Shares in the Swedish telecoms vendor Ericsson jumped 9.3 per cent to SEK 294 (GBP 21.82) when the US stock market opened today after the vendor posted better than expected third quarter results.
While its pre-tax profit of SEK 3,649 million (GBP 270.5 million) was down 19 per cent on the same period last year, on turnover which rose 14 per cent to SEK 49,265 million (GBP 3.653 billion), the market's reaction to the latest figures suggests that many believe Ericsson may have turned the corner in its restructuring exercise.
The results showed the vendor was still battling to keep its costs in check. Operating expenses have risen by 21 per cent in the last nine months and represented 33 per cent of sales in the third quarter.
Chairman Lars Ramqvist's report stated that, "although the rate of increase has been reduced some in the third quarter, the level of selling, general and administration expenses is still of great concern to us."
While Ericsson is best known for its industry leading mobile phone designs, the handset market is largely responsible for the company's lacklustre performance of late.
Ericsson's consumer products division reported a loss of SEK 415 million on sales which were down nine per cent to SEK 29,797 million on the same period last year and down six per cent on the preceding quarter.
The company blamed the loss on slower than expected production ramp-up of new products including the A1018, T10 and T18 for the TDMA standard.
"This has affected sales and profitability negatively, even though the customer demand for the new model is very strong," the company said in a statement.
Ericsson does not expect to have the production capacity to meet customer demand until the first quarter of next year, and warned that achieving its objective of double digit operating margins in the fourth quarter would be a "challenge to achieve."
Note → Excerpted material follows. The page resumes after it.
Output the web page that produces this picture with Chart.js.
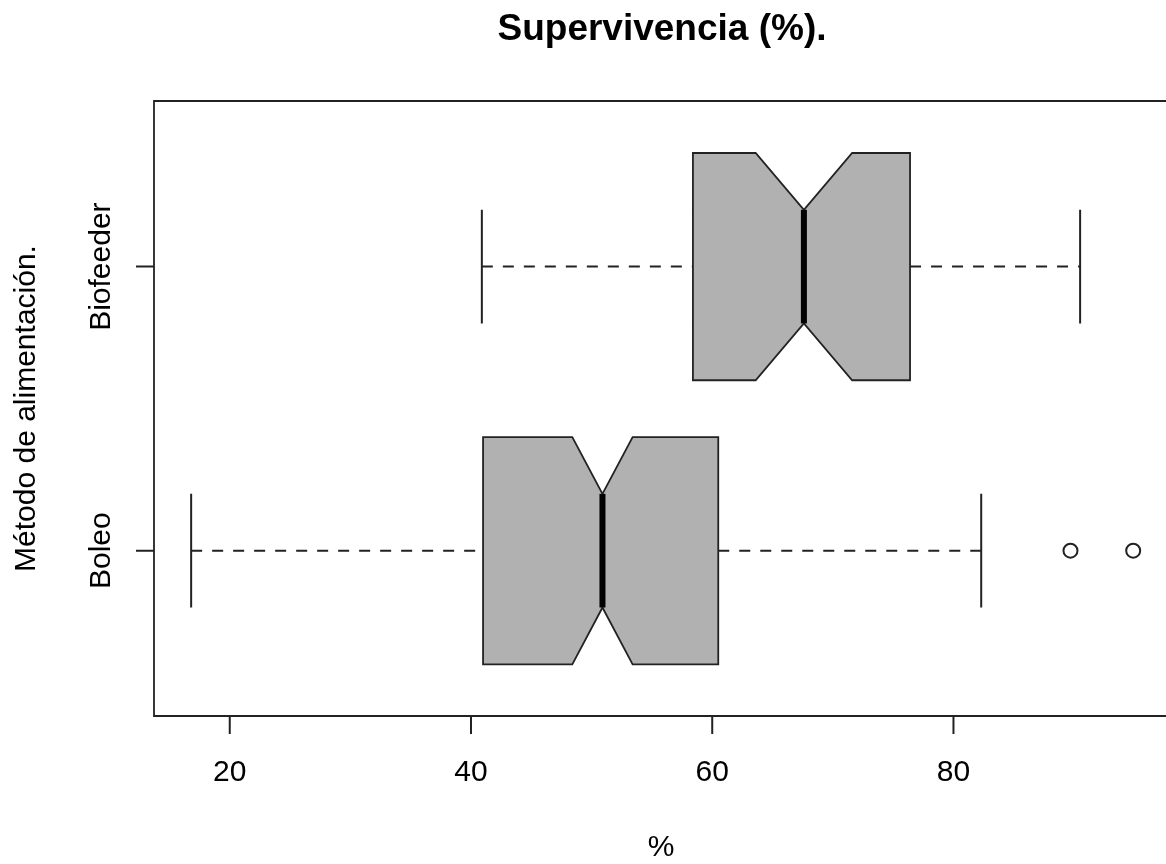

Ericsson's enterprise solutions group also suffered a loss of SEK 289 million on sales of SEK 2052 million for the quarter, mainly due to wireless office development expenses.
Strong performance in the mobile systems group, where sales jumped by 23 per cent to SEK 99,208 million, helped to off-set poor results in the consumer and enterprise solutions divisions, the company claimed.
Late last year, a combination of falling sales and soaring costs forced Ericsson to announce a massive restructuring program aimed at saving 3.5 billion annually.
The company plans to trim its workforce, from 102,000 to 16,000 staff by the end of 2000, through a combination of outsourcing, redundancies and job rotations.
Restructuring charges were SEK 900 million in the latest quarter.
In contrast with Ericsson's operational woes, fellow Nordic vendor Nokia is going from strength to strength. Its third quarter figures, released yesterday, showed net profit up 38 per cent to Euro 638 million on turnover which jumped 49 per cent to Euro 5037 million.